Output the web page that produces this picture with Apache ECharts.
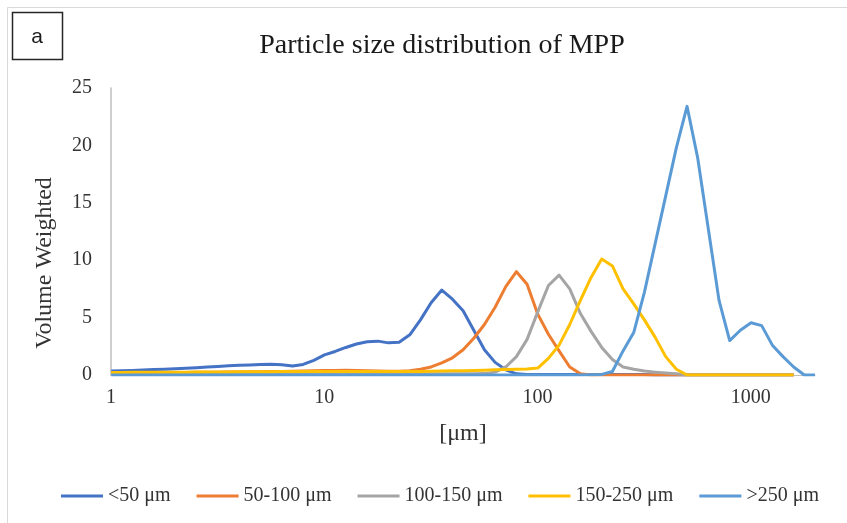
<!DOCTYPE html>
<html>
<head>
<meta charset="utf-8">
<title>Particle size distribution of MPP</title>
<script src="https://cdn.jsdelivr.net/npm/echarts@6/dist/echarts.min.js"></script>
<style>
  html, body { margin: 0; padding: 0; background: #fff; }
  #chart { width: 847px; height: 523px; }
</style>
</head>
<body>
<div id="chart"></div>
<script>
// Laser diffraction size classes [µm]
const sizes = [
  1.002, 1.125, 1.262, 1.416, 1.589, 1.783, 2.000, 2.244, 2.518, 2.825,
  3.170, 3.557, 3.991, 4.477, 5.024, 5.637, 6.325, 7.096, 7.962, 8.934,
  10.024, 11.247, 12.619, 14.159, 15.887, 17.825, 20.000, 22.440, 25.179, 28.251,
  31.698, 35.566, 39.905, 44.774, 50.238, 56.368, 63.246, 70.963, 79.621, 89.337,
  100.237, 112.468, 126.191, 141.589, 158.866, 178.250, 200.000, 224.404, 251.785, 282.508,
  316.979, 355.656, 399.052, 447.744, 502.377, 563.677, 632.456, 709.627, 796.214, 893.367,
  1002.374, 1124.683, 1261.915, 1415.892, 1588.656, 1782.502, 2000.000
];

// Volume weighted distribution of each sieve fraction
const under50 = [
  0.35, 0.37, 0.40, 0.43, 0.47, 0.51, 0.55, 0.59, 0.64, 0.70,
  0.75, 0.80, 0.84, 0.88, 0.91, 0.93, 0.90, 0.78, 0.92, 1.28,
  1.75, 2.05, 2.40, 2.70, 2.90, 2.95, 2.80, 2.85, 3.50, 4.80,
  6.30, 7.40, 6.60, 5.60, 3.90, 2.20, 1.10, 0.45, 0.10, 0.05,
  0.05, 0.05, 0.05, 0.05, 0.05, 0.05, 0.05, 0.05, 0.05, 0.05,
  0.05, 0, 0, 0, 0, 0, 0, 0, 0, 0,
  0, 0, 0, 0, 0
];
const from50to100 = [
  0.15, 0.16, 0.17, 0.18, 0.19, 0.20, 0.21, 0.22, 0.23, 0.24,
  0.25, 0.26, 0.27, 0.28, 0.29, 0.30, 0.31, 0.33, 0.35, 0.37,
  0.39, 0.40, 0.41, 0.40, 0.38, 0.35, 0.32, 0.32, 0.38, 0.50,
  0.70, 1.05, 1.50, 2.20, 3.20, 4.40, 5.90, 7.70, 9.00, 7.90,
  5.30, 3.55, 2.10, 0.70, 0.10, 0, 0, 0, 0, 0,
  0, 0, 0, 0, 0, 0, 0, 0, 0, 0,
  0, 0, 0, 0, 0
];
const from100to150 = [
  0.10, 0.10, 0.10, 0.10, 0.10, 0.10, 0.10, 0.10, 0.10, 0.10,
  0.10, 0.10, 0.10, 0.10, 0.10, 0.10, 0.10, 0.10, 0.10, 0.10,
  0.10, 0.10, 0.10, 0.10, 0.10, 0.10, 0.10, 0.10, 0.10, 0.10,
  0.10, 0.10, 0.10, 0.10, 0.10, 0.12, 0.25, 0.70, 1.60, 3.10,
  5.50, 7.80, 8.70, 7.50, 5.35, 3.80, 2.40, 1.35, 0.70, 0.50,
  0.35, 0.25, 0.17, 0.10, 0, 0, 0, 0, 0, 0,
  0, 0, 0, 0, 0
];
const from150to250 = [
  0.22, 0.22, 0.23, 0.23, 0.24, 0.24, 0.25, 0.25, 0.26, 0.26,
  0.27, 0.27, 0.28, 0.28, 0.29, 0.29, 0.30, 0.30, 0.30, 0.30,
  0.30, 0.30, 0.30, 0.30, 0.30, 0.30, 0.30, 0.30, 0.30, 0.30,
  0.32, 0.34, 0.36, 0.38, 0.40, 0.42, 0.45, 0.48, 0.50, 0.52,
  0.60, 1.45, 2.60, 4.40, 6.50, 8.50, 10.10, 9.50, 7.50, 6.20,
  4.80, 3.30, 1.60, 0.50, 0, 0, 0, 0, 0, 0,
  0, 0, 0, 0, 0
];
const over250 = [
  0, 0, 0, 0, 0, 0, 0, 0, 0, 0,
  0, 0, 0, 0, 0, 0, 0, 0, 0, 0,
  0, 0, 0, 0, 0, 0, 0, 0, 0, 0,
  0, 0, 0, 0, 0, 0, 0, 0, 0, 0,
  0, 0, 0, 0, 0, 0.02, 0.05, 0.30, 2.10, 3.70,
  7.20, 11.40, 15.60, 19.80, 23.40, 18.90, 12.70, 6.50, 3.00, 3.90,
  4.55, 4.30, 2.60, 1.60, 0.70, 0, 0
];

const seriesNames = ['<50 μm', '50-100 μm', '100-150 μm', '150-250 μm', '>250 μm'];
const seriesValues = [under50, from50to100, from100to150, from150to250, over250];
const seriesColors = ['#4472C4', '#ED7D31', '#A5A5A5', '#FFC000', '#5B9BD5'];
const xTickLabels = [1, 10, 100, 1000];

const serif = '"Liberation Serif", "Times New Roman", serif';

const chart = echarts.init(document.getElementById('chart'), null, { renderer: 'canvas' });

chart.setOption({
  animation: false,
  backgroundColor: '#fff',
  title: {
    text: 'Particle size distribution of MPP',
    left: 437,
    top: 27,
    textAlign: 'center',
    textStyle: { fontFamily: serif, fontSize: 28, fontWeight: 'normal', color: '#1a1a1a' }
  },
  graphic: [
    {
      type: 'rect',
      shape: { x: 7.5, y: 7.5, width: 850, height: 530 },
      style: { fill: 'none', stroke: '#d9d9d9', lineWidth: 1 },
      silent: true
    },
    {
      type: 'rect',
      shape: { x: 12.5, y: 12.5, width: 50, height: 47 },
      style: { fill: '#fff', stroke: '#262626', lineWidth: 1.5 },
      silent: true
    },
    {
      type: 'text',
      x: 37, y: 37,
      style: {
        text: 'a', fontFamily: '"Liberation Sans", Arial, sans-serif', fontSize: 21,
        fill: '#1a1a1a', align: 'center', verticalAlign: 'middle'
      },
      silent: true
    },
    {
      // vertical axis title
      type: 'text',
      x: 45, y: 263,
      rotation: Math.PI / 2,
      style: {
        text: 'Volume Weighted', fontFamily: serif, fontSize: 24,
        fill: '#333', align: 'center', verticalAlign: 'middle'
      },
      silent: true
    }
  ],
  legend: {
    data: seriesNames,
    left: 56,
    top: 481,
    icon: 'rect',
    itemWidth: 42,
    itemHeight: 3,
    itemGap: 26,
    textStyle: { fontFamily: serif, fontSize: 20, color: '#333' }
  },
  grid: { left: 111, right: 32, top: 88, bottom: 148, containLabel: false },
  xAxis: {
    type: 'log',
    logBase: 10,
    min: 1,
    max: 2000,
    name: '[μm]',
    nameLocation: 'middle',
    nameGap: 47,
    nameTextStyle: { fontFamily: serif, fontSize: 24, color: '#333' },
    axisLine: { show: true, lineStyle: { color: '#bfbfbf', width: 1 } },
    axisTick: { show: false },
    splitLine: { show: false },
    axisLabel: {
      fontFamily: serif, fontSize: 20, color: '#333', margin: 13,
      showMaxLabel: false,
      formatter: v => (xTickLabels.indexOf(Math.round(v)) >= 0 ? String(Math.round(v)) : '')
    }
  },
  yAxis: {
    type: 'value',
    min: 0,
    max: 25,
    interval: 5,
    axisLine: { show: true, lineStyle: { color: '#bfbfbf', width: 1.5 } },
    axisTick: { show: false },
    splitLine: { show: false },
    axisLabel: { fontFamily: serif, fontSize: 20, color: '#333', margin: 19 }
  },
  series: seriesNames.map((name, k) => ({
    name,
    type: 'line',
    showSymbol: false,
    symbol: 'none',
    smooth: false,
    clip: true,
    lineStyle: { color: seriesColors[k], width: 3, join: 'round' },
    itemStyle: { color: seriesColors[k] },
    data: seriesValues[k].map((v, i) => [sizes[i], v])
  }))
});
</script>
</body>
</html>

==

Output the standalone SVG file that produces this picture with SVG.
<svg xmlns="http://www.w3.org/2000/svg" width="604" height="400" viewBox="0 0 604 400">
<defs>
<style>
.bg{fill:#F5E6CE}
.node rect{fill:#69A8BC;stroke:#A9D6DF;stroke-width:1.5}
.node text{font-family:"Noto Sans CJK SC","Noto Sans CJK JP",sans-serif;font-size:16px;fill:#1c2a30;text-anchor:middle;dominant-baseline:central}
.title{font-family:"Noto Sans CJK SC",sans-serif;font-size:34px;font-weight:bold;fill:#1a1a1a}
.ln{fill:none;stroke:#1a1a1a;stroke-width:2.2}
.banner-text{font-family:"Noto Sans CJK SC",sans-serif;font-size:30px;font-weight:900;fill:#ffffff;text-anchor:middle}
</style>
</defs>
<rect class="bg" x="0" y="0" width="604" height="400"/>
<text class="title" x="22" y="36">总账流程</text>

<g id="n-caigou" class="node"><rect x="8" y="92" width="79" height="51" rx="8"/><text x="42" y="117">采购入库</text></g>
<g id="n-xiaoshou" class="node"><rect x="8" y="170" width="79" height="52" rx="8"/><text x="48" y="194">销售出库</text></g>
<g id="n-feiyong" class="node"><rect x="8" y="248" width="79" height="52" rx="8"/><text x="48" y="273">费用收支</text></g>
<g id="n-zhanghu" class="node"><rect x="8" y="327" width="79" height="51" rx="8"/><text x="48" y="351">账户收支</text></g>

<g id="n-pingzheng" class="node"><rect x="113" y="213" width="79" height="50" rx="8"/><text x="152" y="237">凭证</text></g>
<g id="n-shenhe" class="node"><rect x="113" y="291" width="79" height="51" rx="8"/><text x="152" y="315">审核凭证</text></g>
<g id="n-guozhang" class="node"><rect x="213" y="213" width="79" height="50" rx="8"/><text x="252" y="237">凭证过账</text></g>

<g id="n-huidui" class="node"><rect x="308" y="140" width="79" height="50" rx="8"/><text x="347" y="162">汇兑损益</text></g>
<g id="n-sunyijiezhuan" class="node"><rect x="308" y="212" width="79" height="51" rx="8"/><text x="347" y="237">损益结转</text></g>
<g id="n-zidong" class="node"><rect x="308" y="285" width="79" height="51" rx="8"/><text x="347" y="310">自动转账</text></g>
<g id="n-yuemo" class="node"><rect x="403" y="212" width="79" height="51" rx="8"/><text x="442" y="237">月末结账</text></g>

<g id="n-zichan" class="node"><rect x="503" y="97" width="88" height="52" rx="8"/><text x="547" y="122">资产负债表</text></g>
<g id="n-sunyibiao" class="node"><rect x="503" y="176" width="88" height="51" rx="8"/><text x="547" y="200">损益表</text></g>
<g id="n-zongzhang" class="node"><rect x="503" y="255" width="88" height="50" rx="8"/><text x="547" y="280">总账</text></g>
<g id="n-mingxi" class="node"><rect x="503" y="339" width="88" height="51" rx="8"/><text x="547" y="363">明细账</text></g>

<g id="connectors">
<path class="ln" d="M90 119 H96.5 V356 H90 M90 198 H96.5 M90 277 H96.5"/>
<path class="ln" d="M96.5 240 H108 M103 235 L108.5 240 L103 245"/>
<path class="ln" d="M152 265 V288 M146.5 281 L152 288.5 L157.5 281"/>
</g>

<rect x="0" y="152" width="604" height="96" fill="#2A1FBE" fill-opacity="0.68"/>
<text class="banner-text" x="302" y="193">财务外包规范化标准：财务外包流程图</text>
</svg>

* * *

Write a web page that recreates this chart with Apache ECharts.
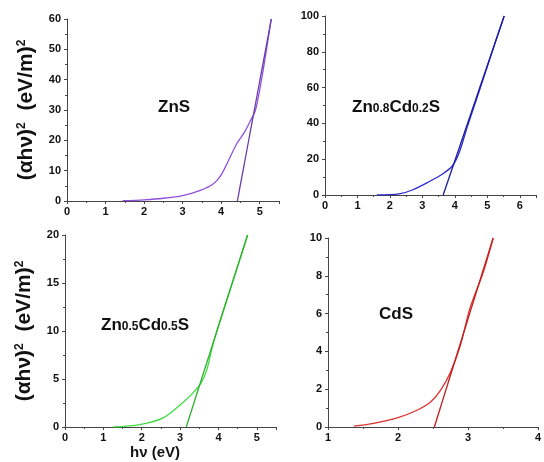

What you need to do
Tally the lines of the listing above that include the word "page". Answer with the number alone.

Result of the exercise
2